Data extracted from a collection:
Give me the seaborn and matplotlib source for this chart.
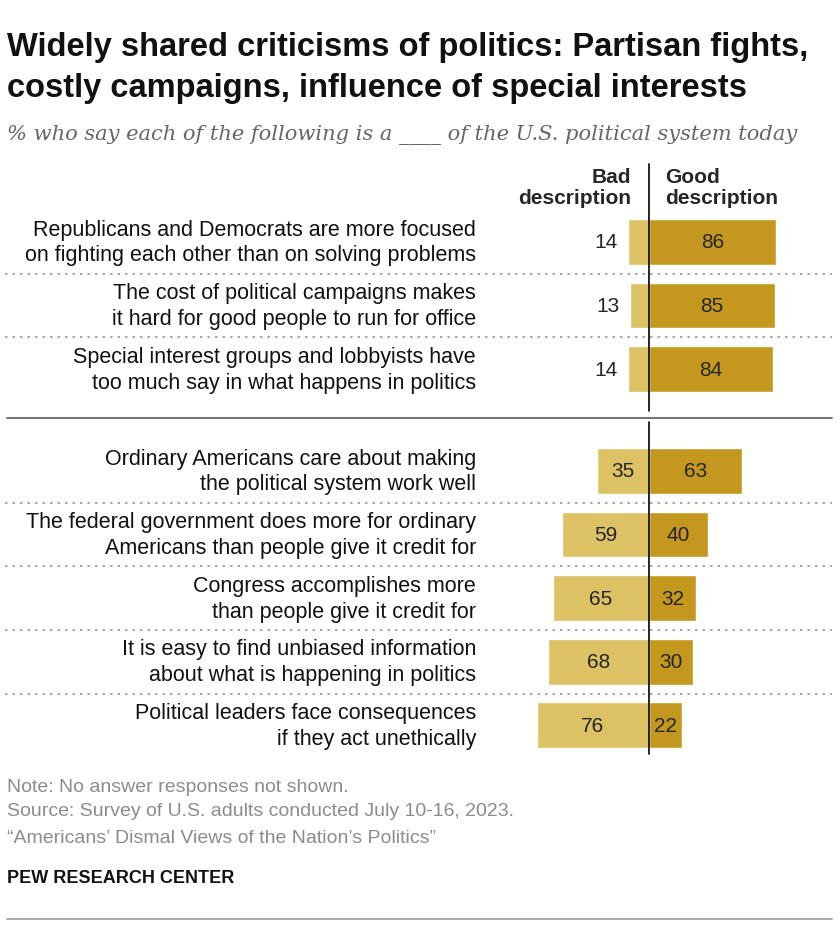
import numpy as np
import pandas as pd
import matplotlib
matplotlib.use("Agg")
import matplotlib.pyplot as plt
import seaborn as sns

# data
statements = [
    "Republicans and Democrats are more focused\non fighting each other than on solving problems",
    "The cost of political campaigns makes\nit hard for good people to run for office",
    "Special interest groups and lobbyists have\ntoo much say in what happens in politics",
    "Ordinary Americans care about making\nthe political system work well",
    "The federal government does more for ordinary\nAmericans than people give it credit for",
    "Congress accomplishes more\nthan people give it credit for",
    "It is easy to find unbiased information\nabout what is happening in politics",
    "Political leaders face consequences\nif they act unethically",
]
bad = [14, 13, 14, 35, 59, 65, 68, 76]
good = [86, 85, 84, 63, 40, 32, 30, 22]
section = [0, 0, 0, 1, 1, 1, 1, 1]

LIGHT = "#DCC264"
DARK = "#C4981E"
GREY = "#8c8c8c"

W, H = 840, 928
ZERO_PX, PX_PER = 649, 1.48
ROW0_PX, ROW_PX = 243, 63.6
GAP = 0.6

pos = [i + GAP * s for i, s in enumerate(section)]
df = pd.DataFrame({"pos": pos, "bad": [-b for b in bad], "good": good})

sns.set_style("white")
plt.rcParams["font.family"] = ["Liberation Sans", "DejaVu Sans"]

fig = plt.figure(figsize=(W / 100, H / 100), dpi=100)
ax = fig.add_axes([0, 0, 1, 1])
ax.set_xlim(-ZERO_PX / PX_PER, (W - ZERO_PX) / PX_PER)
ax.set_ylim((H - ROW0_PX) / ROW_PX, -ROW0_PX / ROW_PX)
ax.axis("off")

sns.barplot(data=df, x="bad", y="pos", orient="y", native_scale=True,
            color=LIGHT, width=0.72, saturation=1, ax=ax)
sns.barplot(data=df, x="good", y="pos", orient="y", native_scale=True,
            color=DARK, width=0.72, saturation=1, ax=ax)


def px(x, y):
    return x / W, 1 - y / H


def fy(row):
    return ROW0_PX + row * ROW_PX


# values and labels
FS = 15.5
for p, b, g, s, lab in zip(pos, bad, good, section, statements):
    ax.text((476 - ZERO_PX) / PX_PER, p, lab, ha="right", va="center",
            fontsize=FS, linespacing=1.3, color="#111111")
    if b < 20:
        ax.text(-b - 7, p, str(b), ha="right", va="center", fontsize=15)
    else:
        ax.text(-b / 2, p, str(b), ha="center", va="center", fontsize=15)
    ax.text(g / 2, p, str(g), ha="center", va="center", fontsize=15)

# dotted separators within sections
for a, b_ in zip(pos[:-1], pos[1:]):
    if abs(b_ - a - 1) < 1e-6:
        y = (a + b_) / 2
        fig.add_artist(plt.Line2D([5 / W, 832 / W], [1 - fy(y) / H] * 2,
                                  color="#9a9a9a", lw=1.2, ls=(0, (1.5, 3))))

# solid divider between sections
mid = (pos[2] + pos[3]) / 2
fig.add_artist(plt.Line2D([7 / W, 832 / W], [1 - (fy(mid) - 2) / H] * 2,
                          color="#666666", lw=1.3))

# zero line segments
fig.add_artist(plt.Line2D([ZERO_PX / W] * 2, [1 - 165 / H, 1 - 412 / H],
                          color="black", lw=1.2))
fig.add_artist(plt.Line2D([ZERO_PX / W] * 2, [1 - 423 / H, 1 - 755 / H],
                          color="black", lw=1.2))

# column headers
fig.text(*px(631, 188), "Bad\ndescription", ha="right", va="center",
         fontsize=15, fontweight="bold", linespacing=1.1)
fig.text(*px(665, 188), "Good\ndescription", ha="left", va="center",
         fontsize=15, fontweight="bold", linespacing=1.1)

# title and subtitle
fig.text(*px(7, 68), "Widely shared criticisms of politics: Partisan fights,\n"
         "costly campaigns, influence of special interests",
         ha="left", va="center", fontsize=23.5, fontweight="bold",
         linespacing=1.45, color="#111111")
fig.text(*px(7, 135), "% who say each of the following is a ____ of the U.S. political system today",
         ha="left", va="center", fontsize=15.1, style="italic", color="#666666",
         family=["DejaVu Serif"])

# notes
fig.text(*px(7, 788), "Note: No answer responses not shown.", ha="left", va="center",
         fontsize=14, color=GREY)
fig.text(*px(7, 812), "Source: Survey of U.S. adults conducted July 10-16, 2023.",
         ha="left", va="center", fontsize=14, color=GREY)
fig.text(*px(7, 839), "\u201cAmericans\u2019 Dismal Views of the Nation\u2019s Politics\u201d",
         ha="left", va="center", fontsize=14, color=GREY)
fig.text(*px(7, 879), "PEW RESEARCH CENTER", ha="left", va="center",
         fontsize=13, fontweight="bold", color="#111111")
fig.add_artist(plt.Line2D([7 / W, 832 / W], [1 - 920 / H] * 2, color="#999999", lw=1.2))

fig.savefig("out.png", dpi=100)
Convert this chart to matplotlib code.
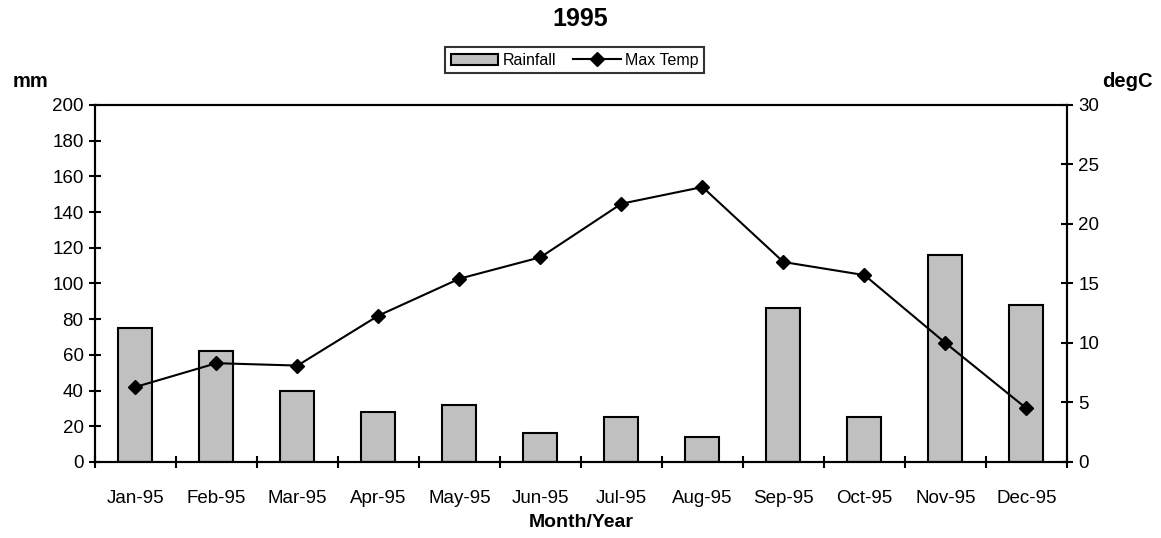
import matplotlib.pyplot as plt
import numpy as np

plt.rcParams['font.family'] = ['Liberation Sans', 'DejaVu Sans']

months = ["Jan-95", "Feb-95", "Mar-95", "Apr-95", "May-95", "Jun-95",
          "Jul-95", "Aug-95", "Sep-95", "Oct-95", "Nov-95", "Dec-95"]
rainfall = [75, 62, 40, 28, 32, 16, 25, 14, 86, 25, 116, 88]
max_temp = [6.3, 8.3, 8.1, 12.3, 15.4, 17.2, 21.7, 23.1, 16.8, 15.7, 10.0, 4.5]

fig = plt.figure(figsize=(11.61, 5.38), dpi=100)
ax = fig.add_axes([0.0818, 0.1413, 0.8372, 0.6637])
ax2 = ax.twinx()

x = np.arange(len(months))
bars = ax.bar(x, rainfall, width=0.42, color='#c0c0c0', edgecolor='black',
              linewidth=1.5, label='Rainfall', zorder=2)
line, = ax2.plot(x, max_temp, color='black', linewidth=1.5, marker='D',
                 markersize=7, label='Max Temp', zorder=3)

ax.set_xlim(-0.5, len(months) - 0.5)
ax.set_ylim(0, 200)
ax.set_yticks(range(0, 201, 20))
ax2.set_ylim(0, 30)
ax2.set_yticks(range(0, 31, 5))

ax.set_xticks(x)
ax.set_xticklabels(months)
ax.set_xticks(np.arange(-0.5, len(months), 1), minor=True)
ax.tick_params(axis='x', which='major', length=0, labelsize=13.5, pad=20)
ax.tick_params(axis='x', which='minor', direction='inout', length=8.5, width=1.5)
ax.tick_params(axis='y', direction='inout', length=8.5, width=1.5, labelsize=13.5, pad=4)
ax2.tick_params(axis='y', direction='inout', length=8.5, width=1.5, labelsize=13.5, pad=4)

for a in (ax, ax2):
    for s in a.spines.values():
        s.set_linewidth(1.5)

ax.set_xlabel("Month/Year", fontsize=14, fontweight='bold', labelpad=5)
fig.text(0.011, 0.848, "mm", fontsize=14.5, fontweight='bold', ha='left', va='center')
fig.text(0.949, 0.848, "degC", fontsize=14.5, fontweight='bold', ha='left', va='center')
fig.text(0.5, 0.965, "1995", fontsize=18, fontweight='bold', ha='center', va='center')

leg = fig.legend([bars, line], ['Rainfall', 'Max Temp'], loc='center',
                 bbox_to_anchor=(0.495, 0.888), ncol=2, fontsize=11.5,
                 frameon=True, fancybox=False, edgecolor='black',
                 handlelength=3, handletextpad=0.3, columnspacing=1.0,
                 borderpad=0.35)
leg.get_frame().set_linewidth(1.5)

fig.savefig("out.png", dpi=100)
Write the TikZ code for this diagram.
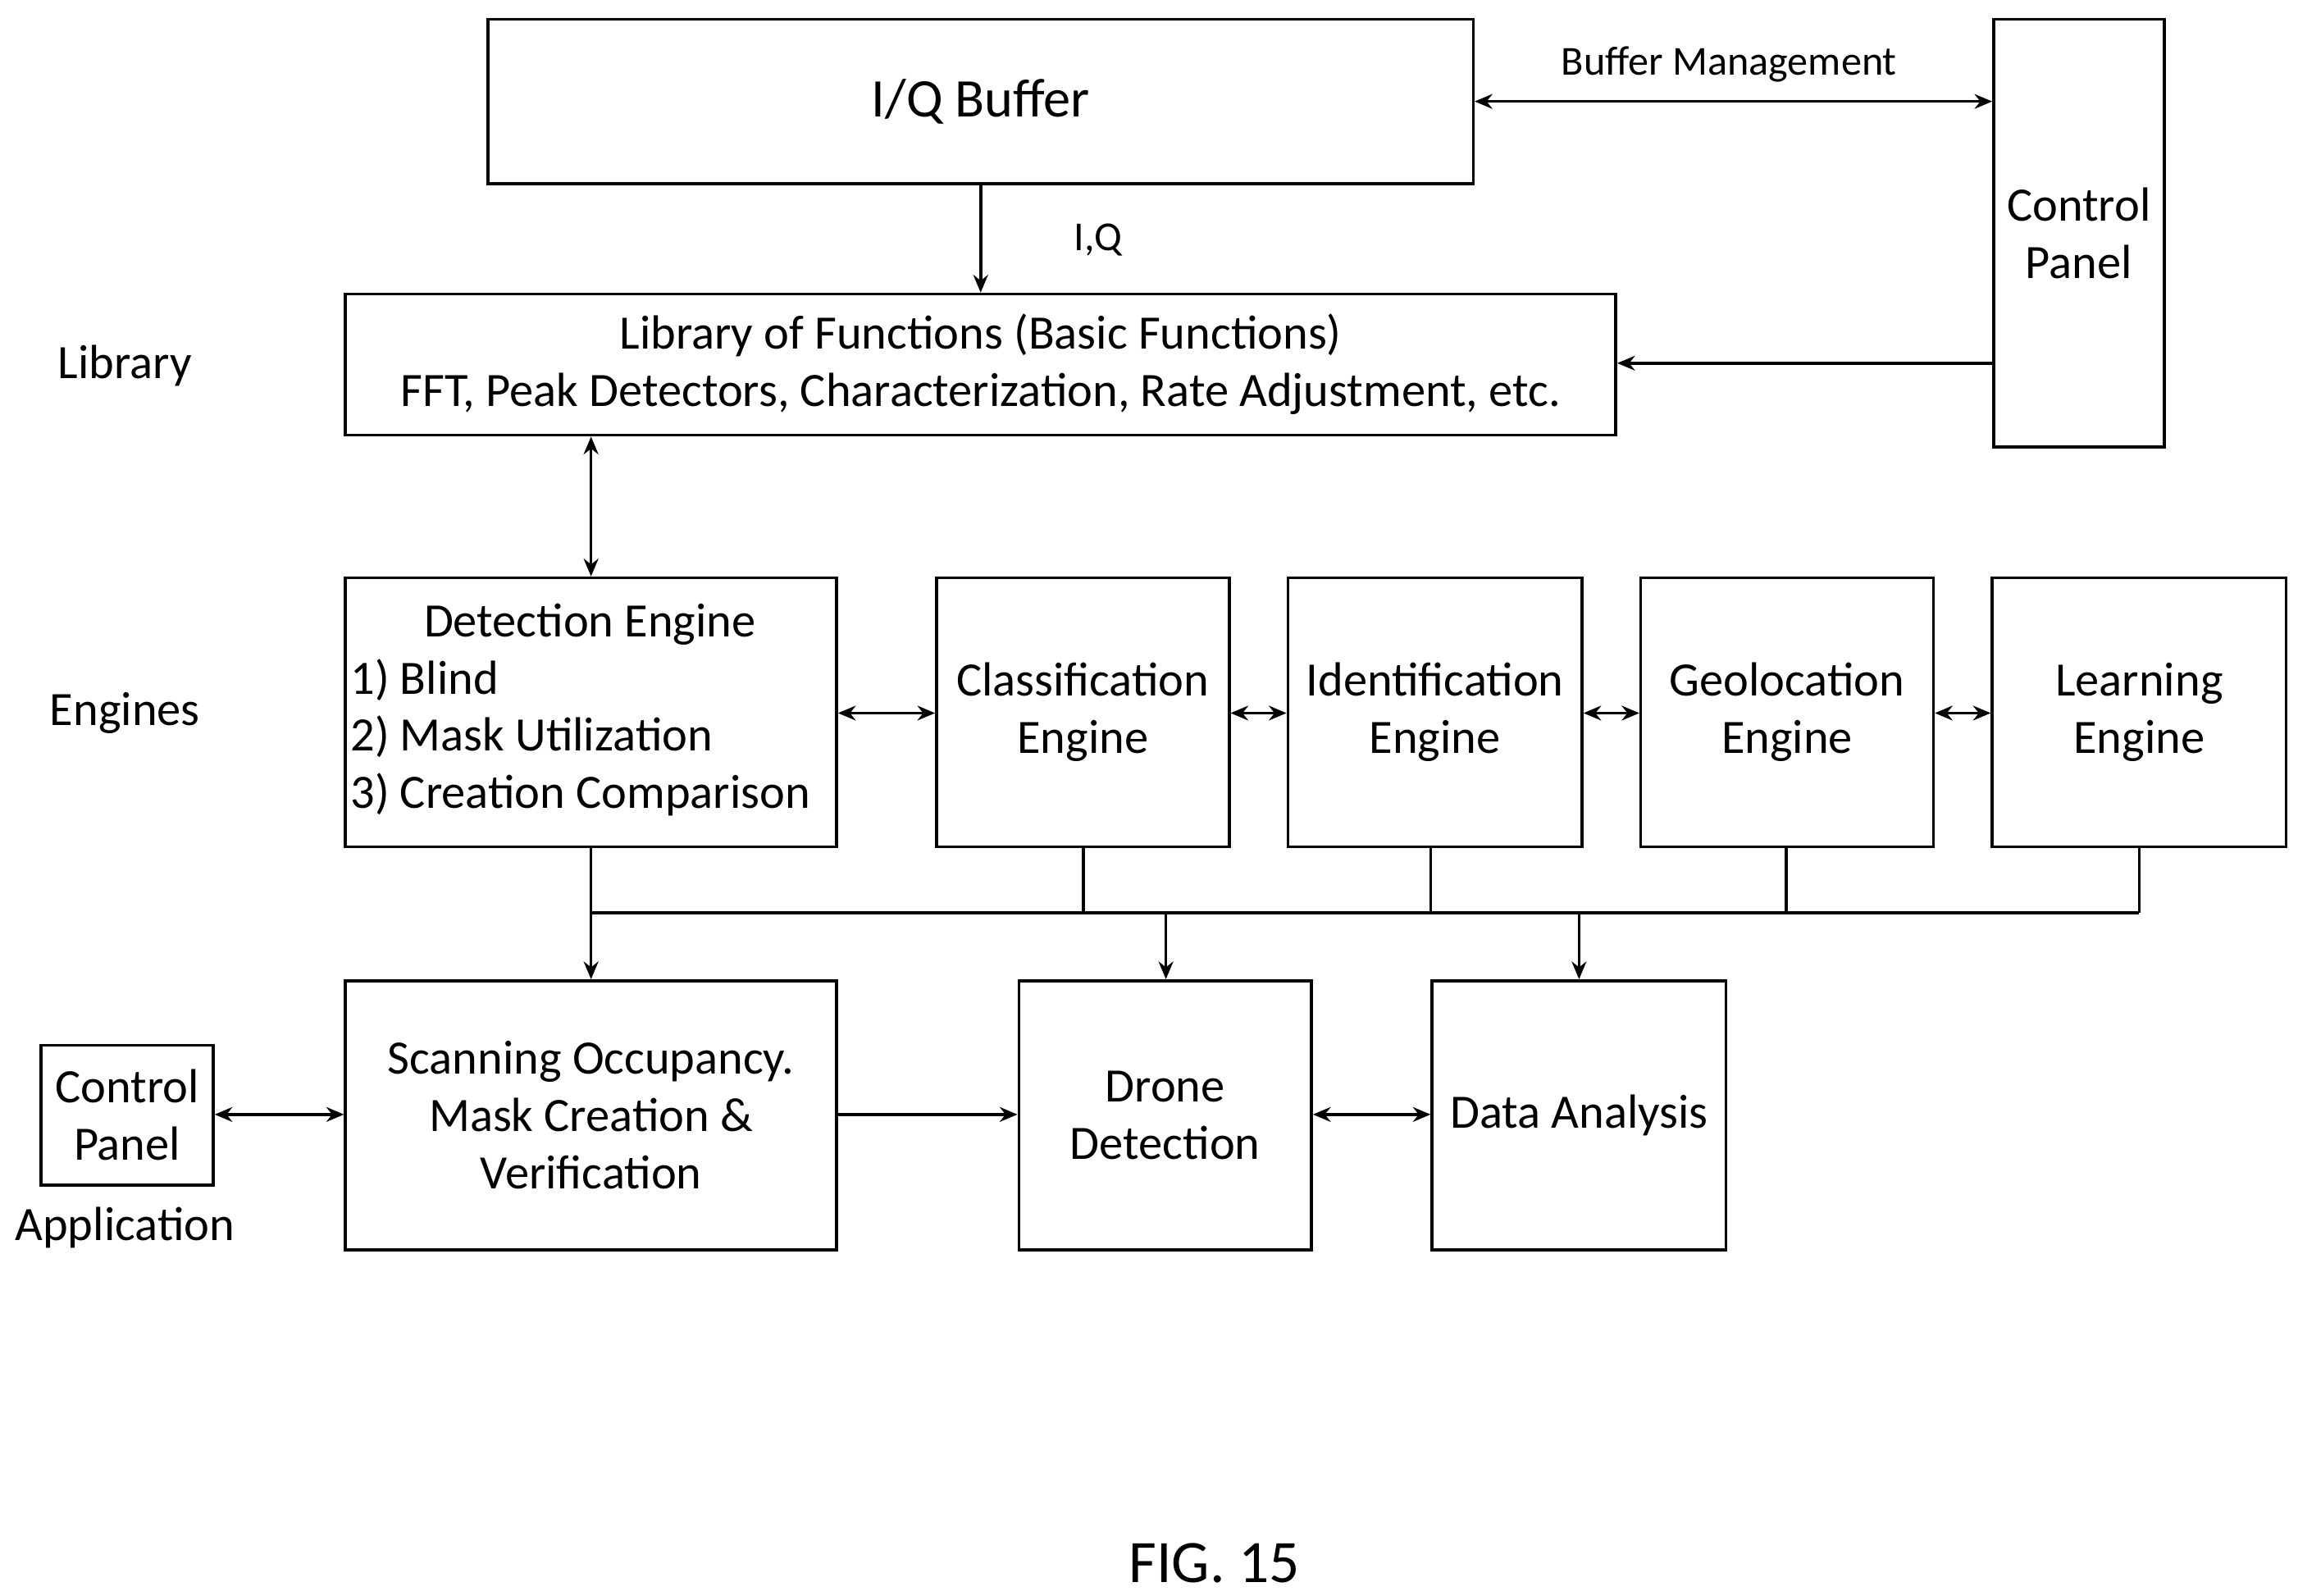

WRITTEN EXERCISE:
Leave out the pictures. Transcribe only the lines above, from the first through the one that contains "section = [0, 0, 0, 1, 1, 1, 1, 1]".

REPLY:
Give me the seaborn and matplotlib source for this chart.
import numpy as np
import pandas as pd
import matplotlib
matplotlib.use("Agg")
import matplotlib.pyplot as plt
import seaborn as sns

# data
statements = [
    "Republicans and Democrats are more focused\non fighting each other than on solving problems",
    "The cost of political campaigns makes\nit hard for good people to run for office",
    "Special interest groups and lobbyists have\ntoo much say in what happens in politics",
    "Ordinary Americans care about making\nthe political system work well",
    "The federal government does more for ordinary\nAmericans than people give it credit for",
    "Congress accomplishes more\nthan people give it credit for",
    "It is easy to find unbiased information\nabout what is happening in politics",
    "Political leaders face consequences\nif they act unethically",
]
bad = [14, 13, 14, 35, 59, 65, 68, 76]
good = [86, 85, 84, 63, 40, 32, 30, 22]
section = [0, 0, 0, 1, 1, 1, 1, 1]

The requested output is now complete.